Bostrom subsequently ruled that the police made an illegal search and threw out the case. He also held one detective in contempt for making contradictory statements on key parts of the case and criticized other officers in the investigation.

“Clearly prima facie cases of perjury could be alleged against two and possibly all three of the officers as well as possible charges of conspiracy to obstruct justice and the willful destruction of evidence,” Bostrom said in court.

The bitterly contested dismissal was upheld on appeal and the last of the case was kicked out two years ago. Appellate justices concluded that the police search made “a mockery” of the Constitution, while police said the case was kicked out over a “technicality.”

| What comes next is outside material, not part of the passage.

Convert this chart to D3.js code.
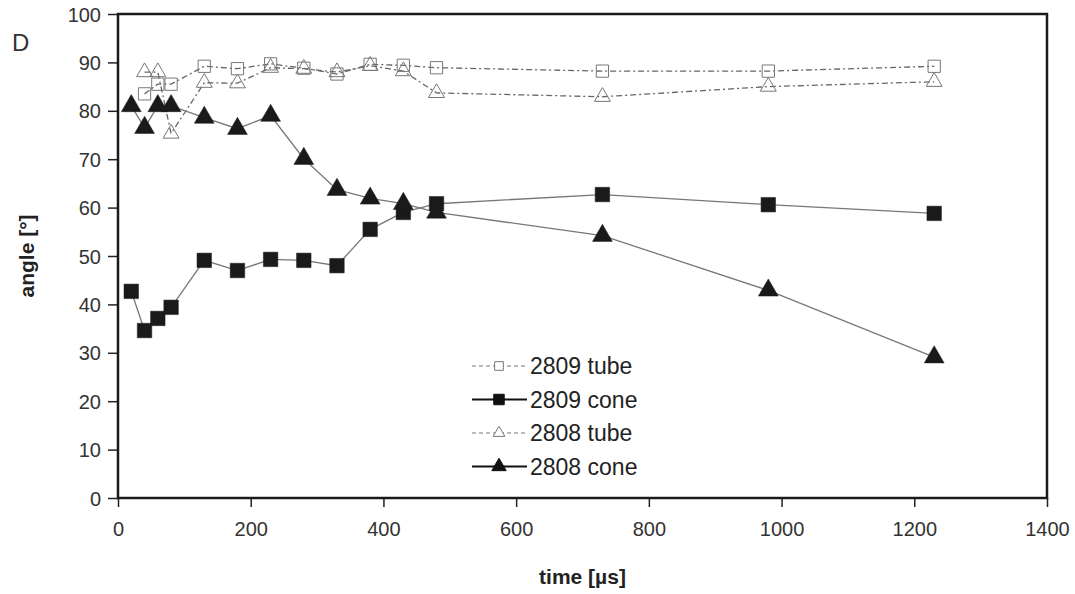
<!DOCTYPE html>
<html>
<head>
<meta charset="utf-8">
<script src="https://cdn.jsdelivr.net/npm/d3@7"></script>
<style>
  body { margin: 0; background: #fff; }
  text { font-family: "Liberation Sans", Arial, sans-serif; }
</style>
</head>
<body>
<div id="chart"></div>
<script>
// time values (µs) for each series
const timeCone = [20, 40, 60, 80, 130, 180, 230, 280, 330, 380, 430, 480, 730, 980, 1230];
const timeTube = [40, 60, 80, 130, 180, 230, 280, 330, 380, 430, 480, 730, 980, 1230];

// angles
const tube2809 = [83.5, 85.5, 85.5, 89.2, 88.7, 89.7, 88.8, 87.6, 89.6, 89.4, 88.9, 88.2, 88.2, 89.2];
const cone2809 = [42.7, 34.6, 37.1, 39.4, 49.1, 47.0, 49.3, 49.1, 48.0, 55.5, 59.0, 60.8, 62.7, 60.6, 58.8];
const tube2808 = [88.0, 88.0, 75.3, 85.8, 85.7, 88.9, 88.7, 88.0, 89.3, 88.2, 83.7, 82.9, 85.0, 86.0];
const cone2808 = [81.0, 76.5, 81.0, 81.0, 78.6, 76.3, 79.0, 70.1, 63.7, 61.9, 60.8, 59.0, 54.2, 42.9, 29.1];

const xTicks = [0, 200, 400, 600, 800, 1000, 1200, 1400];
const yTicks = [0, 10, 20, 30, 40, 50, 60, 70, 80, 90, 100];

const seriesNames = ["2809 tube", "2809 cone", "2808 tube", "2808 cone"];

const series = [
  {name: seriesNames[0], x: timeTube, y: tube2809, marker: "square", filled: false},
  {name: seriesNames[1], x: timeCone, y: cone2809, marker: "square", filled: true},
  {name: seriesNames[2], x: timeTube, y: tube2808, marker: "triangle", filled: false},
  {name: seriesNames[3], x: timeCone, y: cone2808, marker: "triangle", filled: true}
];

const W = 1075, H = 594;
const svg = d3.select("#chart").append("svg")
    .attr("width", W)
    .attr("height", H);

const x = d3.scaleLinear().domain([0, 1400]).range([118, 1047]);
const y = d3.scaleLinear().domain([0, 100]).range([498, 14]);

// axes
const xAxis = svg.append("g")
    .attr("transform", `translate(0, ${y(0)})`)
    .call(d3.axisBottom(x).tickValues(xTicks).tickFormat(d3.format("d"))
        .tickSize(9).tickSizeOuter(0).tickPadding(15));
xAxis.select(".domain").remove();
xAxis.selectAll("line").attr("stroke", "#222").attr("stroke-width", 1.5);
xAxis.selectAll("text")
    .attr("fill", "#333")
    .style("font-size", "20px");

const yAxis = svg.append("g")
    .attr("transform", `translate(${x(0)}, 0)`)
    .call(d3.axisLeft(y).tickValues(yTicks).tickSize(10).tickSizeOuter(0).tickPadding(7));
yAxis.select(".domain").remove();
yAxis.selectAll("line").attr("stroke", "#222").attr("stroke-width", 1.5);
yAxis.selectAll("text")
    .attr("fill", "#333")
    .attr("dy", "0.35em")
    .style("font-size", "20px");

// frame
svg.append("rect")
    .attr("x", x(0))
    .attr("y", y(100))
    .attr("width", x(1400) - x(0))
    .attr("height", y(0) - y(100))
    .attr("fill", "none")
    .attr("stroke", "#1a1a1a")
    .attr("stroke-width", 2.5);

// lines
const line = d3.line().x(d => x(d[0])).y(d => y(d[1]));

const graph = svg.append("g");

series.forEach(s => {
  const pts = s.x.map((t, i) => [t, s.y[i]]);
  graph.append("path")
      .datum(pts)
      .attr("d", line)
      .attr("fill", "none")
      .attr("stroke", s.filled ? "#777" : "#666")
      .attr("stroke-width", 1.3)
      .attr("stroke-dasharray", s.filled ? null : "6,3,2,3");
});

// markers
const sqFilled = d3.symbol().type(d3.symbolSquare).size(210);
const sqOpen = d3.symbol().type(d3.symbolSquare).size(150);
const triFilled = d3.symbol().type(d3.symbolTriangle).size(170);
const triOpen = d3.symbol().type(d3.symbolTriangle).size(110);

function markerPath(s) {
  if (s.marker === "square") return s.filled ? sqFilled() : sqOpen();
  return s.filled ? triFilled() : triOpen();
}

series.forEach(s => {
  const pts = s.x.map((t, i) => [t, s.y[i]]);
  graph.selectAll(null)
      .data(pts)
      .enter()
      .append("path")
      .attr("d", markerPath(s))
      .attr("transform", d => `translate(${x(d[0])}, ${y(d[1])})`)
      .attr("fill", s.filled ? "#1a1a1a" : "none")
      .attr("stroke", s.filled ? "#1a1a1a" : "#777")
      .attr("stroke-width", s.filled ? 0.5 : 1);
});

// legend
const legend = svg.append("g").attr("transform", "translate(472, 366)");
series.forEach((s, i) => {
  const row = legend.append("g").attr("transform", `translate(0, ${i * 33.5})`);
  row.append("line")
      .attr("x1", 0).attr("x2", 55)
      .attr("stroke", s.filled ? "#111" : "#777")
      .attr("stroke-width", s.filled ? 2 : 1.2)
      .attr("stroke-dasharray", s.filled ? null : "4,3");
  const sym = s.marker === "square"
      ? d3.symbol().type(d3.symbolSquare).size(s.filled ? 110 : 75)()
      : d3.symbol().type(d3.symbolTriangle).size(s.filled ? 90 : 60)();
  row.append("path")
      .attr("d", sym)
      .attr("transform", "translate(27, 0)")
      .attr("fill", s.filled ? "#111" : "#fff")
      .attr("stroke", s.filled ? "#111" : "#777")
      .attr("stroke-width", 1);
  row.append("text")
      .attr("x", 58)
      .attr("dy", "0.35em")
      .attr("fill", "#222")
      .style("font-size", "23px")
      .text(s.name);
});

// titles
svg.append("text")
    .attr("x", (x(0) + x(1400)) / 2)
    .attr("y", 584)
    .attr("text-anchor", "middle")
    .attr("fill", "#222")
    .style("font-size", "21px")
    .style("font-weight", "bold")
    .text("time [µs]");

svg.append("text")
    .attr("transform", `translate(34, ${(y(0) + y(100)) / 2}) rotate(-90)`)
    .attr("text-anchor", "middle")
    .attr("fill", "#222")
    .style("font-size", "21px")
    .style("font-weight", "bold")
    .text("angle [°]");

svg.append("text")
    .attr("x", 12)
    .attr("y", 51)
    .attr("fill", "#333")
    .style("font-size", "24px")
    .text("D");
</script>
</body>
</html>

Court records show that Municipal Court Judge Christopher Strople overturned the detective’s contempt citation and referred misconduct allegations to the Orange County Grand Jury. No perjury charges resulted.

Advertisement

“If you don’t have a tape or a photograph, it is hard to overcome this kind of thing in the system,” said Brower, a former deputy district attorney.

Although obviously inaccurate statements have been made in cases, prosecutors also say that perjury or lying under oath is hard to show and certain legal requirements must be met before charges can be filed.

“It requires two witnesses or one witness plus sufficient corroboration. You get into a lot of technicalities and it is one of the more difficult crimes to prosecute,” said Deputy Dist. Atty. Wallace J. Wade, head of the district attorney’s special operations unit, which looks into allegations of misconduct by public officials.

The district attorney’s office declined to discuss Investigator Davis’ performance on the witness stand in the Gionis case.

But Davis’ testimony “is a shock” to Newport Beach Chief Purcell. “It raises some real concerns with chiefs and those who might have read about it,” Purcell said. “I would expect officers to have good recall and memory of key phone calls.”

Central to the prosecution’s case were telephone records showing a pattern of calls between Gionis, a private detective and two gunmen who attacked Wayne during a bitter child-custody dispute.

Advertisement

Davis’ testimony placed Gionis in the limo when calls came in from one of the alleged henchmen hours before the attack. After the tape contradicted Davis, Davis said Gionis must have made another phone call to talk to the chauffeur.

The defense put on unrefuted evidence of Gionis’ whereabouts, showing that he was not in the limo the morning before the assault. There was no record of a second phone call by Davis to the chauffeur.

“Mr. Davis sat right here. You heard him. Fourteen years of law enforcement. Member of the organized crime unit,” Barnett told jurors in his closing argument. “Why did (the prosecutor) ask him those questions? Because he wanted to impress you. Those are impressive credentials. . . . But you know that Mr. Davis is lying. Because we proved it. But folks, if you hadn’t heard that tape, you would never have known.”

When serious questions about an officer’s honesty arise, they can be investigated internally by the law enforcement agency or weeded out of cases before they become a problem. Sometimes it means dismissing cases or dropping charges to set the record straight.

Prosecutors have a legal obligation to rid their cases of potential inaccuracies damaging to a case and must disclose to the defense evidence that might relate to the believability of witnesses and the police.

“We have people trying to resolve these things on our side of the fence before charges are filed,” said Chief Assistant Dist. Atty. Maury Evans. “If we find something out after that, we try to resolve them before trial.”

Advertisement

Earley, the spokesman for the defense counsel association, said, for example, that in one death penalty case a map he thought could help corroborate the alibi of the murder defendant was placed in a Garden Grove detective’s desk and apparently forgotten.

The accused, Son Van Ngo, a bodyguard, claimed that he shot several associates who threatened his life for refusing to participate in a home-invasion robbery. He said a map to the home was made by one of the victims.

During jury selection, Earley said, another police officer found the map, which was then turned over to the defense by the prosecution. Ngo was convicted of voluntary manslaughter and spared the death penalty.